* **Instruction**
Read through the entries below and return each line with the word "this".

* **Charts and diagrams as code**
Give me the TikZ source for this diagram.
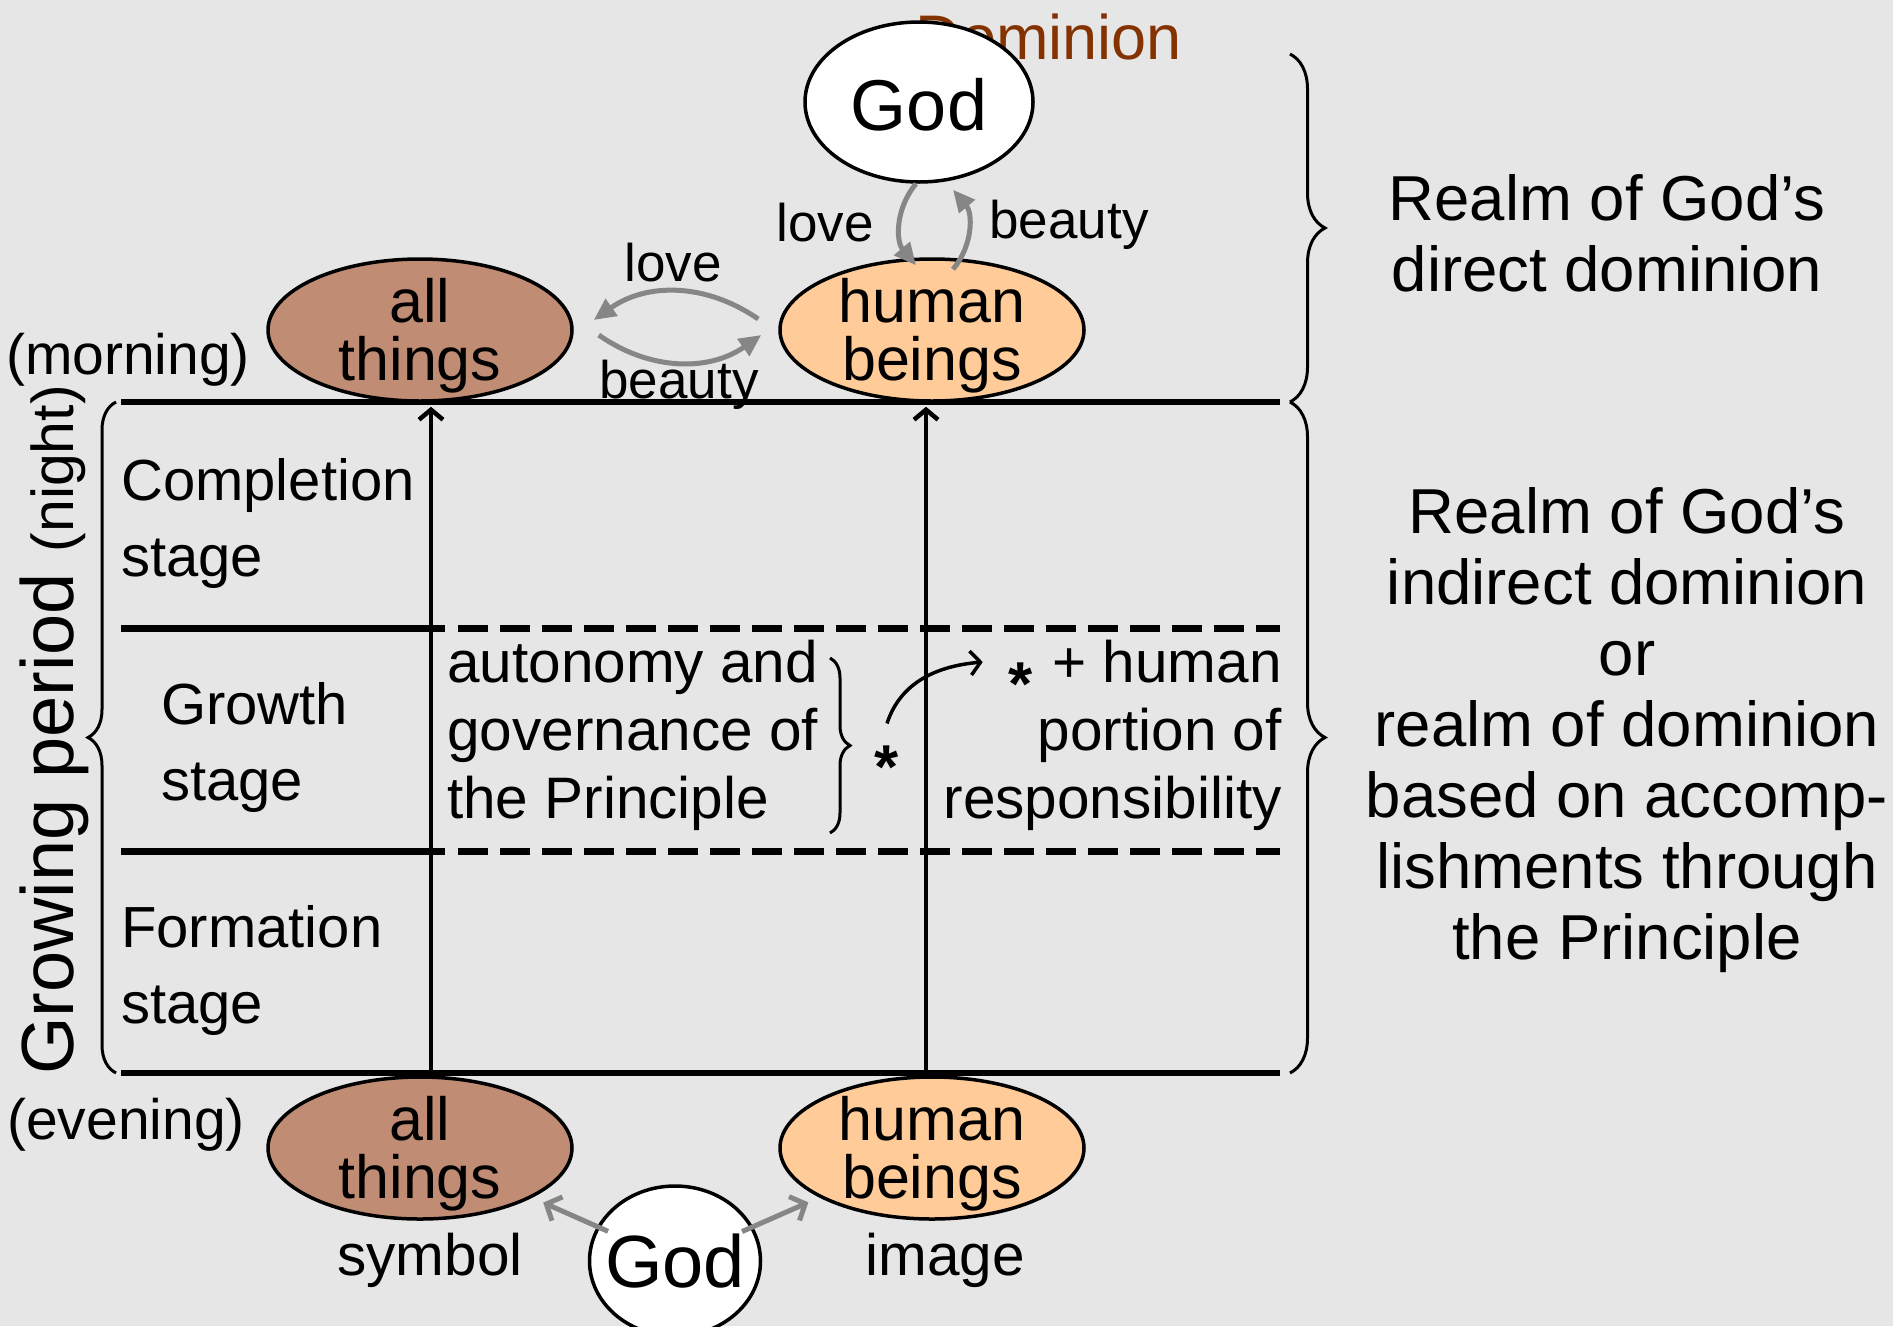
\documentclass[tikz,border=0pt]{standalone}
\usepackage{fontspec}
\setmainfont{Liberation Sans}
\usetikzlibrary{arrows.meta, decorations.pathreplacing, positioning, shapes.geometric}
\definecolor{bggrey}{HTML}{E6E6E6}
\definecolor{thingbrown}{HTML}{C18C74}
\definecolor{humanpeach}{HTML}{FFCC99}
\definecolor{flowgrey}{HTML}{868686}
\definecolor{dombrown}{HTML}{843200}
\newcommand{\setsz}[2]{\fontsize{#1pt}{#2pt}\selectfont}

\begin{document}
\begin{tikzpicture}[x=1pt, y=-1pt,
  blob/.style={ellipse, draw=black, line width=3.5pt, inner sep=0pt, minimum width=304pt, minimum height=142pt},
  blobtext/.style={align=center, inner sep=0pt, font=\setsz{61}{58}},
  godblob/.style={ellipse, draw=black, fill=white, line width=3.5pt, inner sep=0pt},
  flow/.style={line width=5pt, color=flowgrey, -{Triangle[length=22pt,width=20pt]}},
  gift/.style={line width=5pt, color=flowgrey, -{Straight Barb[length=12pt,width=26pt]}, shorten >=12pt, shorten <=-12pt},
  rise/.style={line width=4.5pt, -{Straight Barb[length=10pt,width=24pt]}},
  stageline/.style={line width=7pt},
  stagetext/.style={align=left, anchor=west, inner sep=0pt, font=\setsz{58}{76}},
  midtext/.style={inner sep=0pt, font=\setsz{58.5}{68}},
  starmark/.style={inner sep=0pt, font=\setsz{62}{62}\bfseries},
  realm/.style={align=center, inner sep=0pt, font=\setsz{63.5}{71}},
  small/.style={inner sep=0pt, font=\setsz{53}{60}},
  bigbrace/.style={decorate, decoration={brace, amplitude=#1}, line width=3pt}
]
\useasboundingbox (0,0) rectangle (1893,1326);
\fill[bggrey] (0,0) rectangle (1893,1326);

\draw[stageline, line width=6pt] (121,402) -- (1280,402);
\draw[stageline, line width=6pt] (121,1073) -- (1280,1073);
\draw[stageline] (121,628) -- (445,628);
\draw[stageline, dash pattern=on 30pt off 12pt] (458,628) -- (1280,628);
\draw[stageline] (121,851) -- (445,851);
\draw[stageline, dash pattern=on 30pt off 12pt] (458,851) -- (1280,851);

\node[inner sep=0pt, font=\setsz{63}{70}, text=dombrown] (dom) at (1049,37) {Dominion};
\node[godblob, minimum width=228pt, minimum height=160pt] (god1) at (919,102) {};
\node[inner sep=0pt, font=\setsz{72}{80}] (god1l) at (919,105) {God};

\node[blob, fill=thingbrown] (tat) at (420,330) {};
\node[blobtext] (tatl) at (420,336) {all\\things};
\node[blob, fill=humanpeach] (thb) at (932,330) {};
\node[blobtext] (thbl) at (932,336) {human\\beings};

\node[blob, fill=thingbrown] (bat) at (420,1148) {};
\node[blobtext] (batl) at (420,1154) {all\\things};
\node[blob, fill=humanpeach] (bhb) at (932,1148) {};
\node[blobtext] (bhbl) at (932,1154) {human\\beings};

\node[godblob, minimum width=171pt, minimum height=150pt] (god2) at (675,1261) {};
\node[inner sep=0pt, font=\setsz{74}{80}] (god2l) at (675,1261) {God};

\draw[flow] ([xshift=-3pt]god1.south) to[bend right=40] ([xshift=-16pt,yshift=-8pt]thb.north);
\draw[flow] ([xshift=21pt,yshift=-12pt]thb.north) to[bend right=40] ([xshift=34pt,yshift=-6pt]god1.south);
\draw[flow] ([xshift=-20pt,yshift=11pt]thb.west) to[bend right=35] ([xshift=20pt,yshift=10pt]tat.east);
\draw[flow] ([xshift=25pt,yshift=-5pt]tat.east) to[bend right=35] ([xshift=-17pt,yshift=-5pt]thb.west);
\node[small] (love1) at (825,223) {love};
\node[small] (beauty1) at (1069,225) {beauty};
\node[small] (love2) at (673,263) {love};
\node[small] (beauty2) at (679,385) {beauty};

\draw[gift] (god2) -- (bat);
\draw[gift] (god2) -- (bhb);
\node[midtext] (symbol) at (430,1260) {symbol};
\node[midtext] (image) at (945,1260) {image};

\draw[rise] ([xshift=11pt]bat.north) -- ([xshift=11pt,yshift=-4pt]tat.south);
\draw[rise] ([xshift=-6pt]bhb.north) -- ([xshift=-6pt,yshift=-4pt]thb.south);

\node[midtext, font=\setsz{57}{60}] (morning) at (128,360) {(morning)};
\node[midtext, font=\setsz{57}{60}] (evening) at (126,1125) {(evening)};
\node[inner sep=0pt, rotate=90] (growing) at (54,730) {\setsz{74}{80}Growing period \setsz{59}{60}(night)};
\draw[bigbrace=28pt] (116,1073) -- (116,402);

\node[stagetext] (completion) at (121,523) {Completion\\stage};
\node[stagetext] (growth) at (161,747) {Growth\\stage};
\node[stagetext] (formation) at (121,970) {Formation\\stage};

\node[midtext, align=left, anchor=west] (autonomy) at (447,735) {autonomy and\\governance of\\the Principle};
\draw[bigbrace=20pt] (830,658) -- (830,833);
\node[starmark] (star) at (887,767) {*};
\node[midtext, align=right, anchor=east] (portion) at (1282,735) {+ human\\portion of\\responsibility};
\node[starmark] (starb) at (1021,684) {*};
\draw[rise, line width=3.5pt] ([yshift=22pt]star.north) to[out=72,in=185] ([xshift=-26pt,yshift=22pt]starb.west);

\draw[bigbrace=35pt] (1290,54) -- (1290,402);
\draw[bigbrace=35pt] (1290,402) -- (1290,1073);
\node[realm] (direct) at (1607,233) {Realm of God’s\\direct dominion};
\node[realm] (indirect) at (1627,730) {Realm of God’s\\indirect dominion\\or\\realm of dominion\\based on accomp-\\lishments through\\the Principle};
\end{tikzpicture}
\end{document}
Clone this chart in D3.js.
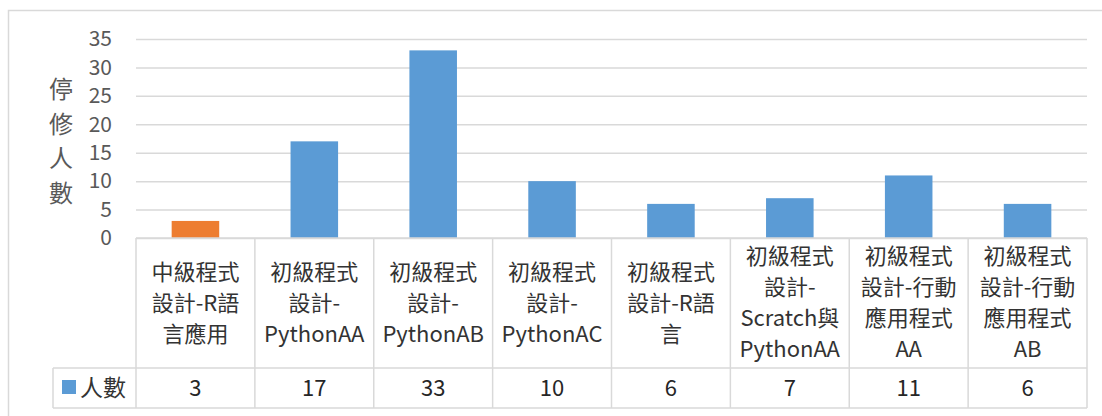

* **Completed task**
Give me the TikZ source for this diagram.
Clone this chart in D3.js.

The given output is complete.